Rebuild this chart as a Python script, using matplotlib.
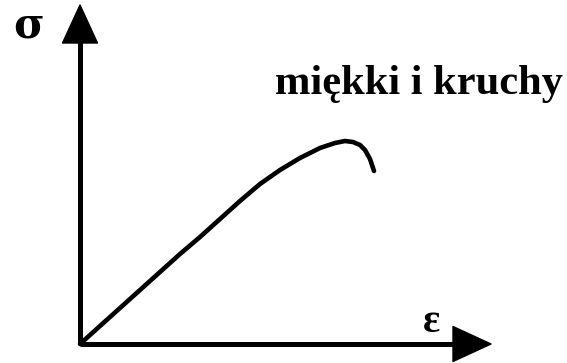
import matplotlib
matplotlib.use("Agg")
import matplotlib.pyplot as plt
from matplotlib.patches import Polygon

# stress-strain curve (arbitrary units)
strain = [0, 50, 100, 120, 140, 160, 180, 200, 220, 240, 255, 265, 273, 280, 285, 290, 294]
stress = [0, 45, 90, 107, 125, 143, 160, 174, 186, 196, 201, 203, 202, 199, 194, 185, 173]

label_curve = "miękki i kruchy"
label_x = "ε"
label_y = "σ"

fig = plt.figure(figsize=(5.67, 3.63), dpi=100)
ax = fig.add_axes([0, 0, 1, 1])
ax.set_xlim(-80, 487)
ax.set_ylim(-19, 344)
ax.axis("off")

# axes lines
x_end = 411
y_end = 339
head_len = 38
head_half = 17.5
ax.plot([0, x_end - head_len + 2], [0, 0], color="black", lw=3.6, solid_capstyle="butt")
ax.plot([0, 0], [0, y_end - head_len + 2], color="black", lw=3.6, solid_capstyle="butt")
ax.add_patch(Polygon([[x_end, 0], [x_end - head_len, head_half], [x_end - head_len, -head_half]],
                     closed=True, color="black", joinstyle="round", lw=1))
ax.add_patch(Polygon([[0, y_end], [-head_half, y_end - head_len], [head_half, y_end - head_len]],
                     closed=True, color="black", joinstyle="round", lw=1))

ax.plot(strain, stress, color="black", lw=3.3, solid_capstyle="round", solid_joinstyle="round")

ax.text(-51, 319, label_y, fontsize=30, family="DejaVu Serif", fontweight="bold",
        ha="center", va="center")
ax.text(352, 22, label_x, fontsize=29, family="Liberation Serif", fontweight="bold",
        ha="center", va="center")
ax.text(195, 250, label_curve, fontsize=30.6, family="Liberation Serif", fontweight="bold",
        ha="left", va="baseline")

fig.savefig("out.png", dpi=100)
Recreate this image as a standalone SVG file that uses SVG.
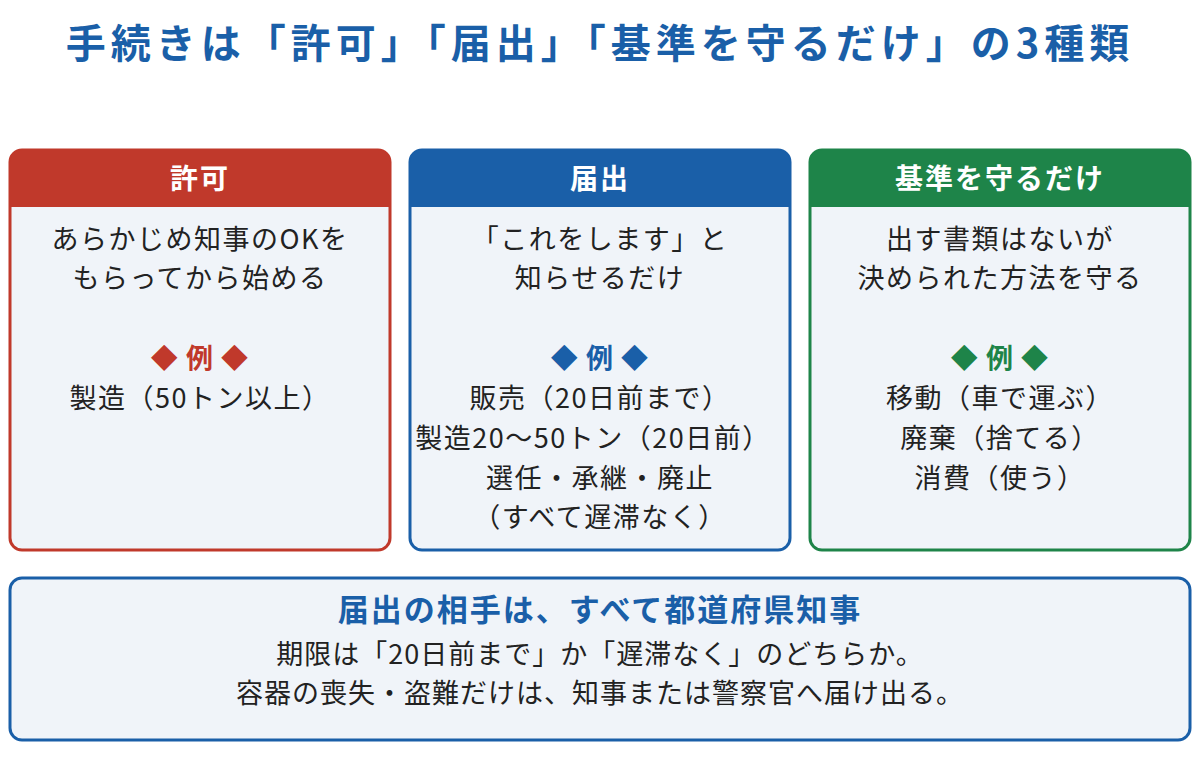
<svg xmlns="http://www.w3.org/2000/svg" width="1200" height="760" viewBox="0 0 1200 760">
<style>
text{font-family:"Noto Sans CJK JP","Liberation Sans",sans-serif;text-anchor:middle}
.title{font-size:40px;font-weight:bold;fill:#1a5fa8;letter-spacing:5px}
.hd{font-size:28px;font-weight:bold;fill:#fff;letter-spacing:2px}
.b{font-size:27px;fill:#222;letter-spacing:1.5px}
.ex{font-size:27px;font-weight:bold;letter-spacing:1px}
.n{font-size:27px;fill:#222;letter-spacing:1px}
.body{fill:#f0f4f9;stroke-width:3}
</style>
<rect width="1200" height="760" fill="#fff"/>
<text class="title" x="600" y="58">手続きは「許可」「届出」「基準を守るだけ」の3種類</text>
<g id="kyoka">
<rect class="body" x="10" y="150" width="380" height="400" rx="12" stroke="#c0392b"/>
<path d="M10,207 V162 a12,12 0 0 1 12,-12 H378 a12,12 0 0 1 12,12 V207 Z" fill="#c0392b"/>
<text class="hd" x="200" y="189">許可</text>
<text class="b" x="200" y="249">あらかじめ知事のOKを</text>
<text class="b" x="200" y="288">もらってから始める</text>
<text class="ex" x="200" y="368" fill="#c0392b">◆ 例 ◆</text>
<text class="b" x="200" y="408">製造（50トン以上）</text>
</g>
<g id="todokede">
<rect class="body" x="410" y="150" width="380" height="400" rx="12" stroke="#1a5fa8"/>
<path d="M410,207 V162 a12,12 0 0 1 12,-12 H778 a12,12 0 0 1 12,12 V207 Z" fill="#1a5fa8"/>
<text class="hd" x="600" y="189">届出</text>
<text class="b" x="600" y="249">「これをします」と</text>
<text class="b" x="600" y="288">知らせるだけ</text>
<text class="ex" x="600" y="368" fill="#1a5fa8">◆ 例 ◆</text>
<text class="b" x="600" y="408">販売（20日前まで）</text>
<text class="b" x="593" y="448">製造20～50トン（20日前）</text>
<text class="b" x="600" y="488">選任・承継・廃止</text>
<text class="b" x="600" y="527">（すべて遅滞なく）</text>
</g>
<g id="kijun">
<rect class="body" x="810" y="150" width="380" height="400" rx="12" stroke="#1e8449"/>
<path d="M810,207 V162 a12,12 0 0 1 12,-12 H1178 a12,12 0 0 1 12,12 V207 Z" fill="#1e8449"/>
<text class="hd" x="1000" y="189">基準を守るだけ</text>
<text class="b" x="1000" y="249">出す書類はないが</text>
<text class="b" x="1000" y="288">決められた方法を守る</text>
<text class="ex" x="1000" y="368" fill="#1e8449">◆ 例 ◆</text>
<text class="b" x="1000" y="408">移動（車で運ぶ）</text>
<text class="b" x="1000" y="448">廃棄（捨てる）</text>
<text class="b" x="1000" y="488">消費（使う）</text>
</g>
<g id="note">
<rect class="body" x="10" y="578" width="1180" height="162" rx="12" stroke="#1a5fa8"/>
<text x="600" y="621" style="font-size:31px;font-weight:bold;fill:#1a5fa8;letter-spacing:2px">届出の相手は、すべて都道府県知事</text>
<text class="n" x="600" y="664">期限は「20日前まで」か「遅滞なく」のどちらか。</text>
<text class="n" x="600" y="703">容器の喪失・盗難だけは、知事または警察官へ届け出る。</text>
</g>
<g id="connectors"></g>
</svg>
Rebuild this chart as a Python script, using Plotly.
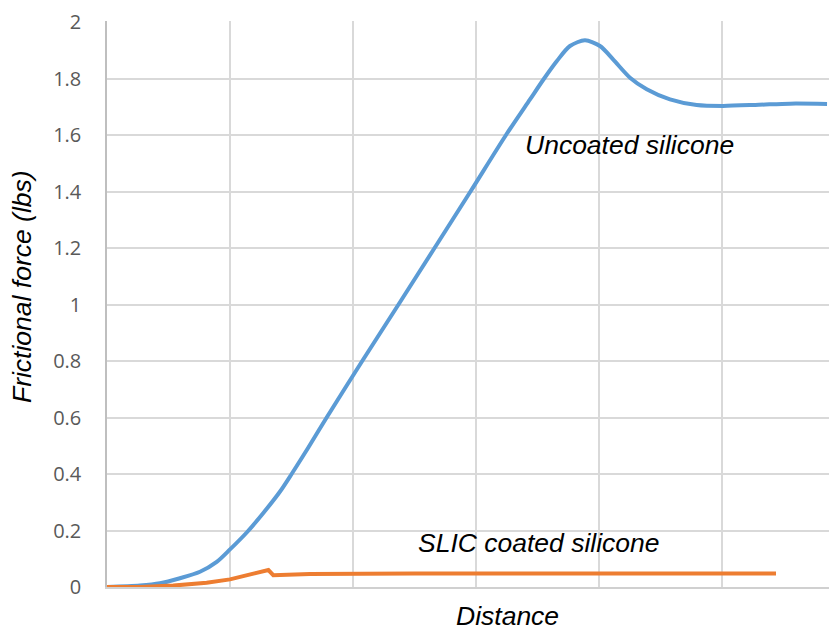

Request: Write out the entries again, exactly as given, skipping any images.

Finished exercise:
Rebuild this chart as a Python script, using matplotlib.
import matplotlib
matplotlib.use("Agg")
import matplotlib.pyplot as plt
from matplotlib.patches import Polygon

# stress-strain curve (arbitrary units)
strain = [0, 50, 100, 120, 140, 160, 180, 200, 220, 240, 255, 265, 273, 280, 285, 290, 294]
stress = [0, 45, 90, 107, 125, 143, 160, 174, 186, 196, 201, 203, 202, 199, 194, 185, 173]

label_curve = "miękki i kruchy"
label_x = "ε"
label_y = "σ"

fig = plt.figure(figsize=(5.67, 3.63), dpi=100)
ax = fig.add_axes([0, 0, 1, 1])
ax.set_xlim(-80, 487)
ax.set_ylim(-19, 344)
ax.axis("off")

# axes lines
x_end = 411
y_end = 339
head_len = 38
head_half = 17.5
ax.plot([0, x_end - head_len + 2], [0, 0], color="black", lw=3.6, solid_capstyle="butt")
ax.plot([0, 0], [0, y_end - head_len + 2], color="black", lw=3.6, solid_capstyle="butt")
ax.add_patch(Polygon([[x_end, 0], [x_end - head_len, head_half], [x_end - head_len, -head_half]],
                     closed=True, color="black", joinstyle="round", lw=1))
ax.add_patch(Polygon([[0, y_end], [-head_half, y_end - head_len], [head_half, y_end - head_len]],
                     closed=True, color="black", joinstyle="round", lw=1))

ax.plot(strain, stress, color="black", lw=3.3, solid_capstyle="round", solid_joinstyle="round")

ax.text(-51, 319, label_y, fontsize=30, family="DejaVu Serif", fontweight="bold",
        ha="center", va="center")
ax.text(352, 22, label_x, fontsize=29, family="Liberation Serif", fontweight="bold",
        ha="center", va="center")
ax.text(195, 250, label_curve, fontsize=30.6, family="Liberation Serif", fontweight="bold",
        ha="left", va="baseline")

fig.savefig("out.png", dpi=100)
Recreate this image as a standalone SVG file that uses SVG.
<svg xmlns="http://www.w3.org/2000/svg" width="1200" height="760" viewBox="0 0 1200 760">
<style>
text{font-family:"Noto Sans CJK JP","Liberation Sans",sans-serif;text-anchor:middle}
.title{font-size:40px;font-weight:bold;fill:#1a5fa8;letter-spacing:5px}
.hd{font-size:28px;font-weight:bold;fill:#fff;letter-spacing:2px}
.b{font-size:27px;fill:#222;letter-spacing:1.5px}
.ex{font-size:27px;font-weight:bold;letter-spacing:1px}
.n{font-size:27px;fill:#222;letter-spacing:1px}
.body{fill:#f0f4f9;stroke-width:3}
</style>
<rect width="1200" height="760" fill="#fff"/>
<text class="title" x="600" y="58">手続きは「許可」「届出」「基準を守るだけ」の3種類</text>
<g id="kyoka">
<rect class="body" x="10" y="150" width="380" height="400" rx="12" stroke="#c0392b"/>
<path d="M10,207 V162 a12,12 0 0 1 12,-12 H378 a12,12 0 0 1 12,12 V207 Z" fill="#c0392b"/>
<text class="hd" x="200" y="189">許可</text>
<text class="b" x="200" y="249">あらかじめ知事のOKを</text>
<text class="b" x="200" y="288">もらってから始める</text>
<text class="ex" x="200" y="368" fill="#c0392b">◆ 例 ◆</text>
<text class="b" x="200" y="408">製造（50トン以上）</text>
</g>
<g id="todokede">
<rect class="body" x="410" y="150" width="380" height="400" rx="12" stroke="#1a5fa8"/>
<path d="M410,207 V162 a12,12 0 0 1 12,-12 H778 a12,12 0 0 1 12,12 V207 Z" fill="#1a5fa8"/>
<text class="hd" x="600" y="189">届出</text>
<text class="b" x="600" y="249">「これをします」と</text>
<text class="b" x="600" y="288">知らせるだけ</text>
<text class="ex" x="600" y="368" fill="#1a5fa8">◆ 例 ◆</text>
<text class="b" x="600" y="408">販売（20日前まで）</text>
<text class="b" x="593" y="448">製造20～50トン（20日前）</text>
<text class="b" x="600" y="488">選任・承継・廃止</text>
<text class="b" x="600" y="527">（すべて遅滞なく）</text>
</g>
<g id="kijun">
<rect class="body" x="810" y="150" width="380" height="400" rx="12" stroke="#1e8449"/>
<path d="M810,207 V162 a12,12 0 0 1 12,-12 H1178 a12,12 0 0 1 12,12 V207 Z" fill="#1e8449"/>
<text class="hd" x="1000" y="189">基準を守るだけ</text>
<text class="b" x="1000" y="249">出す書類はないが</text>
<text class="b" x="1000" y="288">決められた方法を守る</text>
<text class="ex" x="1000" y="368" fill="#1e8449">◆ 例 ◆</text>
<text class="b" x="1000" y="408">移動（車で運ぶ）</text>
<text class="b" x="1000" y="448">廃棄（捨てる）</text>
<text class="b" x="1000" y="488">消費（使う）</text>
</g>
<g id="note">
<rect class="body" x="10" y="578" width="1180" height="162" rx="12" stroke="#1a5fa8"/>
<text x="600" y="621" style="font-size:31px;font-weight:bold;fill:#1a5fa8;letter-spacing:2px">届出の相手は、すべて都道府県知事</text>
<text class="n" x="600" y="664">期限は「20日前まで」か「遅滞なく」のどちらか。</text>
<text class="n" x="600" y="703">容器の喪失・盗難だけは、知事または警察官へ届け出る。</text>
</g>
<g id="connectors"></g>
</svg>
Rebuild this chart as a Python script, using Plotly.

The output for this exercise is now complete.